DIRECTIVE
Give back the records below exactly, every one, with no pictures.
..............................
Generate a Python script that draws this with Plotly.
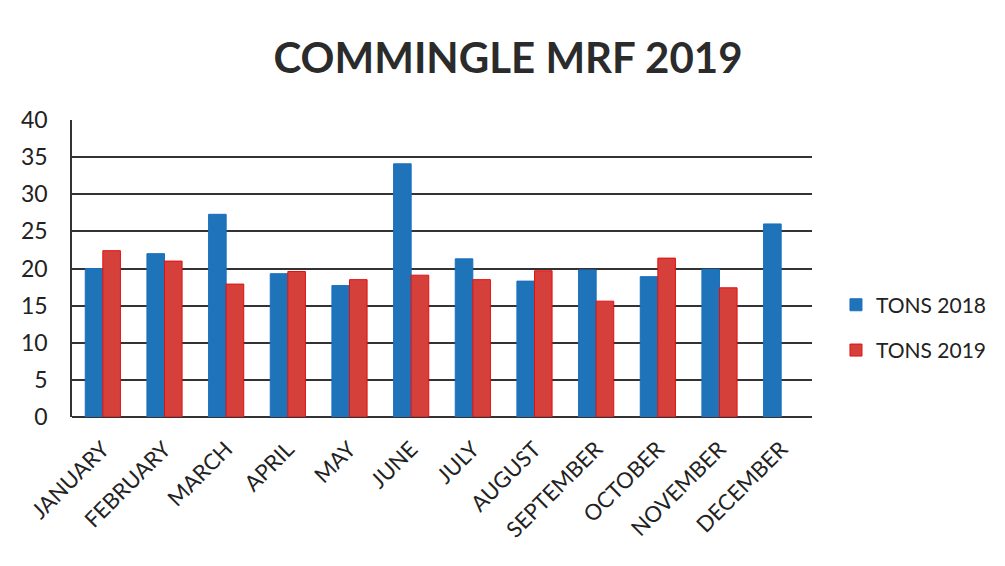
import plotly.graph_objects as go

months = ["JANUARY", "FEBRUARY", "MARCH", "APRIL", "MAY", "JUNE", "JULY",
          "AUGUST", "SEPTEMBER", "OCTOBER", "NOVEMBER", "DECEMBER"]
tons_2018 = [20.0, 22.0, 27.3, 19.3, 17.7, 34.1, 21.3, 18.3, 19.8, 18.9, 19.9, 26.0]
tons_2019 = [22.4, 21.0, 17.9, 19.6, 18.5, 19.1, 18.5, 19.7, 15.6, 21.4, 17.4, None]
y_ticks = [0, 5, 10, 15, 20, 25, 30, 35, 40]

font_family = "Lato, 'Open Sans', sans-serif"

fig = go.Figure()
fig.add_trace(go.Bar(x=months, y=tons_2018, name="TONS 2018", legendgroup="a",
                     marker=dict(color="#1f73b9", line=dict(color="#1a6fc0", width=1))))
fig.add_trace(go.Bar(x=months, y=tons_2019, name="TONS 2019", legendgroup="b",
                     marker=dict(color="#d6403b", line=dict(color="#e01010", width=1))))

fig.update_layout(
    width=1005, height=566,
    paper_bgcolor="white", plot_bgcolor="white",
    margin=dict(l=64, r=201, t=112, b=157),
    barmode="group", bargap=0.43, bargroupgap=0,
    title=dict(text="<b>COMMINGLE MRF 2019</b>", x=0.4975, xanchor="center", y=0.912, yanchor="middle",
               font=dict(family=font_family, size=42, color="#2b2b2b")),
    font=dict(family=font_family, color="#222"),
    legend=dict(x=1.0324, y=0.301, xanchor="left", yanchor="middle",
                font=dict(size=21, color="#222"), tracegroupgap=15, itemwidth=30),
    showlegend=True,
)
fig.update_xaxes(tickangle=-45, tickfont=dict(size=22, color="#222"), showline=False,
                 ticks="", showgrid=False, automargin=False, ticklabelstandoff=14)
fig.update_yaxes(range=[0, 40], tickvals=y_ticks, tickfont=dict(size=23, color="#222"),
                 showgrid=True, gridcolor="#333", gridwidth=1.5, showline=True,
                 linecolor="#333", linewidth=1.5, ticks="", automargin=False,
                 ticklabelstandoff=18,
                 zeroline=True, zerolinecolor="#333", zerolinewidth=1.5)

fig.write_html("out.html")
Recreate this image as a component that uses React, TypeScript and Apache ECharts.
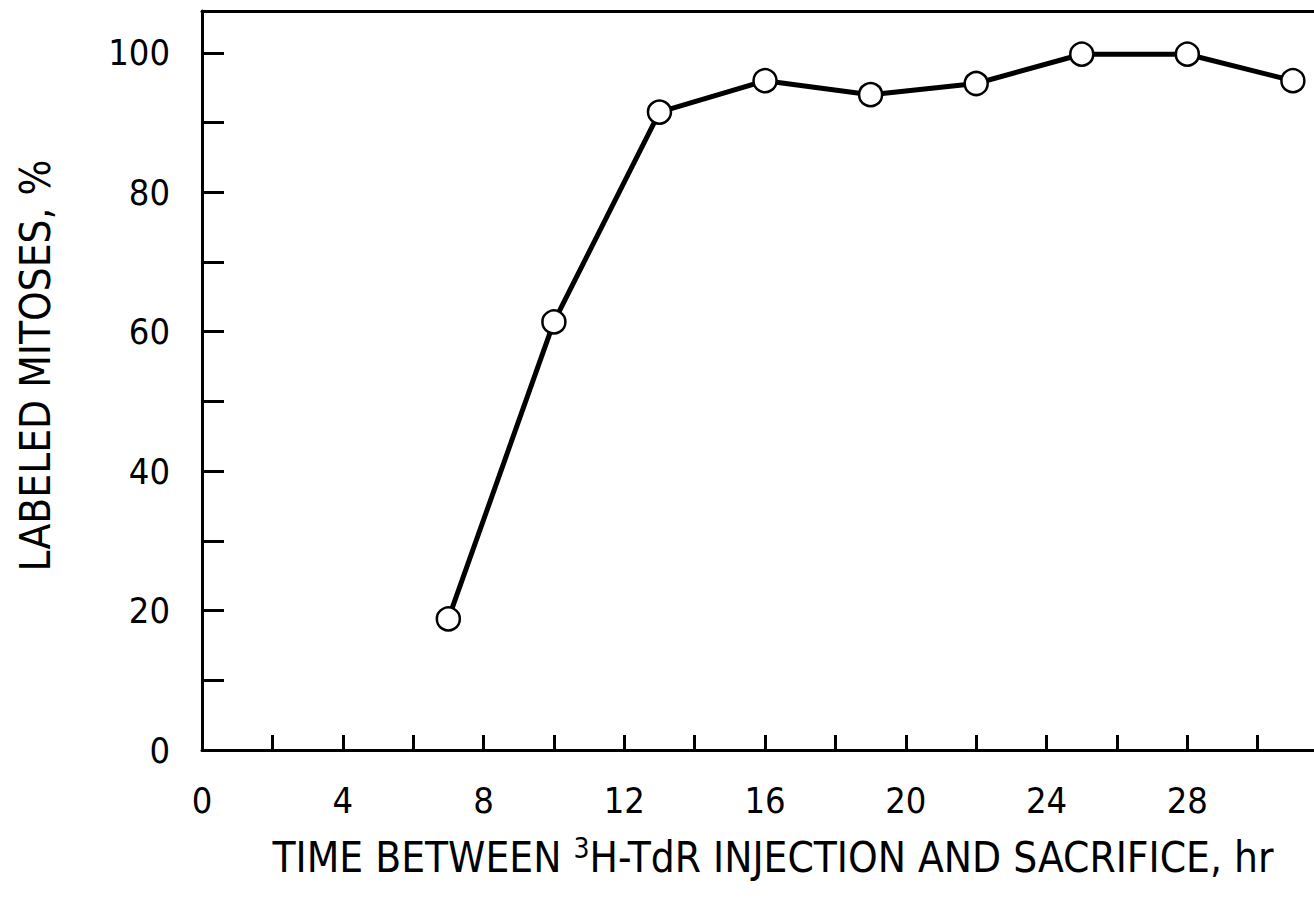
..............................
WRITTEN SOLUTION
Generate a Python script that draws this with Plotly.
import plotly.graph_objects as go

months = ["JANUARY", "FEBRUARY", "MARCH", "APRIL", "MAY", "JUNE", "JULY",
          "AUGUST", "SEPTEMBER", "OCTOBER", "NOVEMBER", "DECEMBER"]
tons_2018 = [20.0, 22.0, 27.3, 19.3, 17.7, 34.1, 21.3, 18.3, 19.8, 18.9, 19.9, 26.0]
tons_2019 = [22.4, 21.0, 17.9, 19.6, 18.5, 19.1, 18.5, 19.7, 15.6, 21.4, 17.4, None]
y_ticks = [0, 5, 10, 15, 20, 25, 30, 35, 40]

font_family = "Lato, 'Open Sans', sans-serif"

fig = go.Figure()
fig.add_trace(go.Bar(x=months, y=tons_2018, name="TONS 2018", legendgroup="a",
                     marker=dict(color="#1f73b9", line=dict(color="#1a6fc0", width=1))))
fig.add_trace(go.Bar(x=months, y=tons_2019, name="TONS 2019", legendgroup="b",
                     marker=dict(color="#d6403b", line=dict(color="#e01010", width=1))))

fig.update_layout(
    width=1005, height=566,
    paper_bgcolor="white", plot_bgcolor="white",
    margin=dict(l=64, r=201, t=112, b=157),
    barmode="group", bargap=0.43, bargroupgap=0,
    title=dict(text="<b>COMMINGLE MRF 2019</b>", x=0.4975, xanchor="center", y=0.912, yanchor="middle",
               font=dict(family=font_family, size=42, color="#2b2b2b")),
    font=dict(family=font_family, color="#222"),
    legend=dict(x=1.0324, y=0.301, xanchor="left", yanchor="middle",
                font=dict(size=21, color="#222"), tracegroupgap=15, itemwidth=30),
    showlegend=True,
)
fig.update_xaxes(tickangle=-45, tickfont=dict(size=22, color="#222"), showline=False,
                 ticks="", showgrid=False, automargin=False, ticklabelstandoff=14)
fig.update_yaxes(range=[0, 40], tickvals=y_ticks, tickfont=dict(size=23, color="#222"),
                 showgrid=True, gridcolor="#333", gridwidth=1.5, showline=True,
                 linecolor="#333", linewidth=1.5, ticks="", automargin=False,
                 ticklabelstandoff=18,
                 zeroline=True, zerolinecolor="#333", zerolinewidth=1.5)

fig.write_html("out.html")
Recreate this image as a component that uses React, TypeScript and Apache ECharts.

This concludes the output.